● Written exercise
Pictures stay out of the copy; set down each line of the listing below exactly.

● Dataset content
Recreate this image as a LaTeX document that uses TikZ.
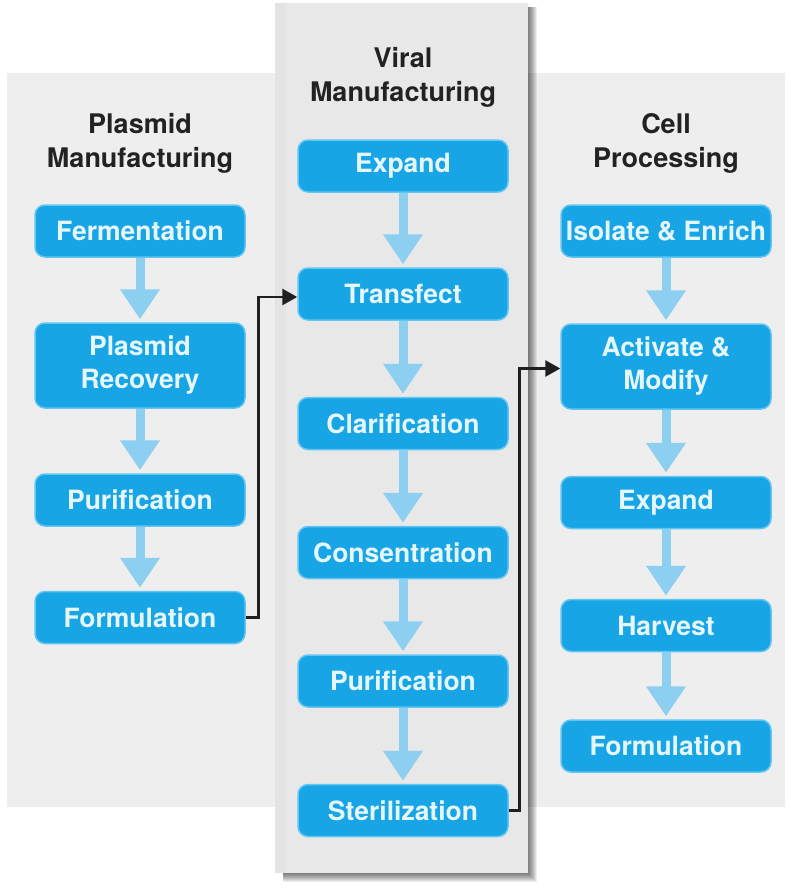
\documentclass[tikz,border=0pt]{standalone}
\usepackage{fontspec}
\setmainfont{TeX Gyre Heros}
\usetikzlibrary{arrows.meta,calc}
\definecolor{boxblue}{HTML}{17A5E6}
\definecolor{boxglow}{HTML}{62C6F2}
\definecolor{arrowblue}{HTML}{8CCFF0}
\definecolor{panelgray}{HTML}{EEEEEE}
\definecolor{midgray}{HTML}{E8E8E8}
\definecolor{boxtext}{HTML}{E6F6FD}
\definecolor{headtext}{HTML}{222222}
\begin{document}
\begin{tikzpicture}[x=1pt,y=-1pt,
  stepbox/.style={rounded corners=10pt, fill=boxblue, draw=boxglow, line width=1.5pt,
    minimum width=210pt, minimum height=52pt, inner sep=0pt, align=center, text=boxtext,
    font=\fontsize{26.5}{33}\selectfont\bfseries},
  tallbox/.style={stepbox, minimum height=85pt},
  flow/.style={draw=arrowblue, line width=9pt, -{Triangle[width=38pt,length=30pt]}, shorten >=3pt},
  link/.style={draw=black!88, line width=2.8pt, -{Triangle[width=16pt,length=15pt]}},
  heading/.style={align=center, text=headtext, font=\fontsize{27}{34}\selectfont\bfseries}]
\useasboundingbox (0,0) rectangle (790,888);
\fill[white] (0,0) rectangle (790,888);
% side panels
\fill[panelgray] (7,73) rectangle (300,807);
\fill[panelgray] (520,73) rectangle (785,807);
% middle panel shadow
\foreach \i in {1,...,11} {
  \fill[black,opacity=0.07] (283,7) rectangle (526+\i,871+\i);
}
\fill[midgray] (275,3) rectangle (528,873);
\fill[black,opacity=0.02] (275,3) rectangle (286,873);
% headings
\node[heading] (hplas) at (140,143) {Plasmid\\Manufacturing};
\node[heading] (hviral) at (403,77) {Viral\\Manufacturing};
\node[heading] (hcell) at (666,143) {Cell\\Processing};
% left column
\node[stepbox] (ferm) at (140,231) {Fermentation};
\node[tallbox] (prec) at (140,365.5) {Plasmid\\Recovery};
\node[stepbox] (lpur) at (140,500) {Purification};
\node[stepbox] (lform) at (140,617.5) {Formulation};
% middle column
\node[stepbox] (mexp) at (403,166) {Expand};
\node[stepbox] (trans) at (403,294) {Transfect};
\node[stepbox] (clar) at (403,423.5) {Clarification};
\node[stepbox] (cons) at (403,552.5) {Consentration};
\node[stepbox] (mpur) at (403,681) {Purification};
\node[stepbox] (ster) at (403,810.5) {Sterilization};
% right column
\node[stepbox] (iso) at (666,231) {Isolate \& Enrich};
\node[tallbox] (act) at (666,366.5) {Activate \&\\Modify};
\node[stepbox] (rexp) at (666,502.5) {Expand};
\node[stepbox] (harv) at (666,625.5) {Harvest};
\node[stepbox] (rform) at (666,746) {Formulation};
% flow arrows
\draw[flow] (ferm.south) -- (prec.north);
\draw[flow] (prec.south) -- (lpur.north);
\draw[flow] (lpur.south) -- (lform.north);
\draw[flow] (mexp.south) -- (trans.north);
\draw[flow] (trans.south) -- (clar.north);
\draw[flow] (clar.south) -- (cons.north);
\draw[flow] (cons.south) -- (mpur.north);
\draw[flow] (mpur.south) -- (ster.north);
\draw[flow] (iso.south) -- (act.north);
\draw[flow] (act.south) -- (rexp.north);
\draw[flow] (rexp.south) -- (harv.north);
\draw[flow] (harv.south) -- (rform.north);
% links between columns
\draw[link] (lform.east) -- ++(13,0) |- ([yshift=-3pt]trans.west);
\draw[link] (ster.east) -- ++(11,0) |- ([yshift=-2pt]act.west);
\end{tikzpicture}
\end{document}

● Output for this exercise
Recreate this image as a LaTeX document that uses TikZ.
\documentclass[tikz,border=0pt]{standalone}
\usepackage{fontspec}
\setmainfont{TeX Gyre Heros}
\usetikzlibrary{arrows.meta,calc}
\definecolor{boxblue}{HTML}{17A5E6}
\definecolor{boxglow}{HTML}{62C6F2}
\definecolor{arrowblue}{HTML}{8CCFF0}
\definecolor{panelgray}{HTML}{EEEEEE}
\definecolor{midgray}{HTML}{E8E8E8}
\definecolor{boxtext}{HTML}{E6F6FD}
\definecolor{headtext}{HTML}{222222}
\begin{document}
\begin{tikzpicture}[x=1pt,y=-1pt,
  stepbox/.style={rounded corners=10pt, fill=boxblue, draw=boxglow, line width=1.5pt,
    minimum width=210pt, minimum height=52pt, inner sep=0pt, align=center, text=boxtext,
    font=\fontsize{26.5}{33}\selectfont\bfseries},
  tallbox/.style={stepbox, minimum height=85pt},
  flow/.style={draw=arrowblue, line width=9pt, -{Triangle[width=38pt,length=30pt]}, shorten >=3pt},
  link/.style={draw=black!88, line width=2.8pt, -{Triangle[width=16pt,length=15pt]}},
  heading/.style={align=center, text=headtext, font=\fontsize{27}{34}\selectfont\bfseries}]
\useasboundingbox (0,0) rectangle (790,888);
\fill[white] (0,0) rectangle (790,888);
% side panels
\fill[panelgray] (7,73) rectangle (300,807);
\fill[panelgray] (520,73) rectangle (785,807);
% middle panel shadow
\foreach \i in {1,...,11} {
  \fill[black,opacity=0.07] (283,7) rectangle (526+\i,871+\i);
}
\fill[midgray] (275,3) rectangle (528,873);
\fill[black,opacity=0.02] (275,3) rectangle (286,873);
% headings
\node[heading] (hplas) at (140,143) {Plasmid\\Manufacturing};
\node[heading] (hviral) at (403,77) {Viral\\Manufacturing};
\node[heading] (hcell) at (666,143) {Cell\\Processing};
% left column
\node[stepbox] (ferm) at (140,231) {Fermentation};
\node[tallbox] (prec) at (140,365.5) {Plasmid\\Recovery};
\node[stepbox] (lpur) at (140,500) {Purification};
\node[stepbox] (lform) at (140,617.5) {Formulation};
% middle column
\node[stepbox] (mexp) at (403,166) {Expand};
\node[stepbox] (trans) at (403,294) {Transfect};
\node[stepbox] (clar) at (403,423.5) {Clarification};
\node[stepbox] (cons) at (403,552.5) {Consentration};
\node[stepbox] (mpur) at (403,681) {Purification};
\node[stepbox] (ster) at (403,810.5) {Sterilization};
% right column
\node[stepbox] (iso) at (666,231) {Isolate \& Enrich};
\node[tallbox] (act) at (666,366.5) {Activate \&\\Modify};
\node[stepbox] (rexp) at (666,502.5) {Expand};
\node[stepbox] (harv) at (666,625.5) {Harvest};
\node[stepbox] (rform) at (666,746) {Formulation};
% flow arrows
\draw[flow] (ferm.south) -- (prec.north);
\draw[flow] (prec.south) -- (lpur.north);
\draw[flow] (lpur.south) -- (lform.north);
\draw[flow] (mexp.south) -- (trans.north);
\draw[flow] (trans.south) -- (clar.north);
\draw[flow] (clar.south) -- (cons.north);
\draw[flow] (cons.south) -- (mpur.north);
\draw[flow] (mpur.south) -- (ster.north);
\draw[flow] (iso.south) -- (act.north);
\draw[flow] (act.south) -- (rexp.north);
\draw[flow] (rexp.south) -- (harv.north);
\draw[flow] (harv.south) -- (rform.north);
% links between columns
\draw[link] (lform.east) -- ++(13,0) |- ([yshift=-3pt]trans.west);
\draw[link] (ster.east) -- ++(11,0) |- ([yshift=-2pt]act.west);
\end{tikzpicture}
\end{document}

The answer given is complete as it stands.